Stated goal:
Retype only what runs from the first line of the listing to the line holding "const data = categories.map((name, i)", both included. Do not retype the pictures.

——————————

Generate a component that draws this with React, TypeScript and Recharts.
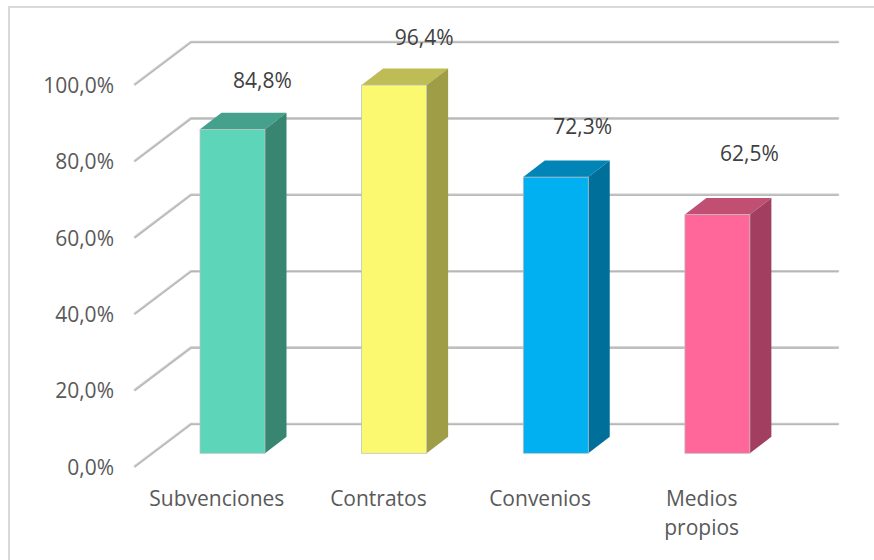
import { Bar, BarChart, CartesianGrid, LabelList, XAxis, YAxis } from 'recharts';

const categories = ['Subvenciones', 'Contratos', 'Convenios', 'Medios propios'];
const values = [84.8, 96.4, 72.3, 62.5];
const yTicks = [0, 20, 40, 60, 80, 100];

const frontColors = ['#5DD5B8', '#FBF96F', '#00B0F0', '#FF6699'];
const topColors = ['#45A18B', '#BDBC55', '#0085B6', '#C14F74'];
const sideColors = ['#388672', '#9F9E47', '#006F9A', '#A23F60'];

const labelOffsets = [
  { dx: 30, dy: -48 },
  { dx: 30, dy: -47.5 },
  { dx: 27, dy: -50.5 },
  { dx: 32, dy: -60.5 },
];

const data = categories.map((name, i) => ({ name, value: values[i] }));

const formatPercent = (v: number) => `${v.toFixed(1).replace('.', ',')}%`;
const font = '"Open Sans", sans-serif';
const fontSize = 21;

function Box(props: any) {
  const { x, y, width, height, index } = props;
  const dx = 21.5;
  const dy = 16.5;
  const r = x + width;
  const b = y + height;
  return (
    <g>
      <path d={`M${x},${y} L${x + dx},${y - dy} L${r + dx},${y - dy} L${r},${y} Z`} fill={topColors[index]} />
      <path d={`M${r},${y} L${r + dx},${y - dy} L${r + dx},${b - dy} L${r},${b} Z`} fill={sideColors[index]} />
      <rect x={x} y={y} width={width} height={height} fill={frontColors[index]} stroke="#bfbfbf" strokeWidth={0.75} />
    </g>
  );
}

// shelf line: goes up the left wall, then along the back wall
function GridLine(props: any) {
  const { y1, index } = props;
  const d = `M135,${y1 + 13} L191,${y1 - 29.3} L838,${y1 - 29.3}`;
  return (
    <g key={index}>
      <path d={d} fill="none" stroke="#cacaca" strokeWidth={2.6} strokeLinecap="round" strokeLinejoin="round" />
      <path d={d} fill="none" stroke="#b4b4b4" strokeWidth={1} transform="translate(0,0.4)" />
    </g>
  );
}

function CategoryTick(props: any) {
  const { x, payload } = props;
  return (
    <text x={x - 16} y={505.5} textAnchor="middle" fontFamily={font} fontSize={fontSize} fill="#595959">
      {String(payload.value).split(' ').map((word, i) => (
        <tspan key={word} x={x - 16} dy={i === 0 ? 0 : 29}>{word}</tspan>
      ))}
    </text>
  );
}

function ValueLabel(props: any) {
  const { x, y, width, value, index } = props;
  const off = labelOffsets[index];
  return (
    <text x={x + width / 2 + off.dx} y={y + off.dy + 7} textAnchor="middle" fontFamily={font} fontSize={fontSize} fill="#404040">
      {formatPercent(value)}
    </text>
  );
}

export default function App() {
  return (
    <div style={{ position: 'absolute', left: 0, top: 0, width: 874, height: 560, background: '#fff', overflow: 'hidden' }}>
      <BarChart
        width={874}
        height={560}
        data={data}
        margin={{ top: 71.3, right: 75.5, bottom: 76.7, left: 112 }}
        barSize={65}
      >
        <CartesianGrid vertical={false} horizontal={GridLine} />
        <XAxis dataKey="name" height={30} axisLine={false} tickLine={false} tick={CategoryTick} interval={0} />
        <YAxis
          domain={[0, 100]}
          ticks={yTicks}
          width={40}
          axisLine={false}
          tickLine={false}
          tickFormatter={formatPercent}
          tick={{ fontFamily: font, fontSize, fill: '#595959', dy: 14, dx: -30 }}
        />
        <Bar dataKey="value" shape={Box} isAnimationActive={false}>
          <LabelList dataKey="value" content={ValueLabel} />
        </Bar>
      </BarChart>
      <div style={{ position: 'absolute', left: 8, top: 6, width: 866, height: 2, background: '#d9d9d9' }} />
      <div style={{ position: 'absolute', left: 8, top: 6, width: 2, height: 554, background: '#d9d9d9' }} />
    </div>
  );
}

——————————

Task output:
Generate a component that draws this with React, TypeScript and Recharts.
import { Bar, BarChart, CartesianGrid, LabelList, XAxis, YAxis } from 'recharts';

const categories = ['Subvenciones', 'Contratos', 'Convenios', 'Medios propios'];
const values = [84.8, 96.4, 72.3, 62.5];
const yTicks = [0, 20, 40, 60, 80, 100];

const frontColors = ['#5DD5B8', '#FBF96F', '#00B0F0', '#FF6699'];
const topColors = ['#45A18B', '#BDBC55', '#0085B6', '#C14F74'];
const sideColors = ['#388672', '#9F9E47', '#006F9A', '#A23F60'];

const labelOffsets = [
  { dx: 30, dy: -48 },
  { dx: 30, dy: -47.5 },
  { dx: 27, dy: -50.5 },
  { dx: 32, dy: -60.5 },
];

const data = categories.map((name, i) => ({ name, value: values[i] }));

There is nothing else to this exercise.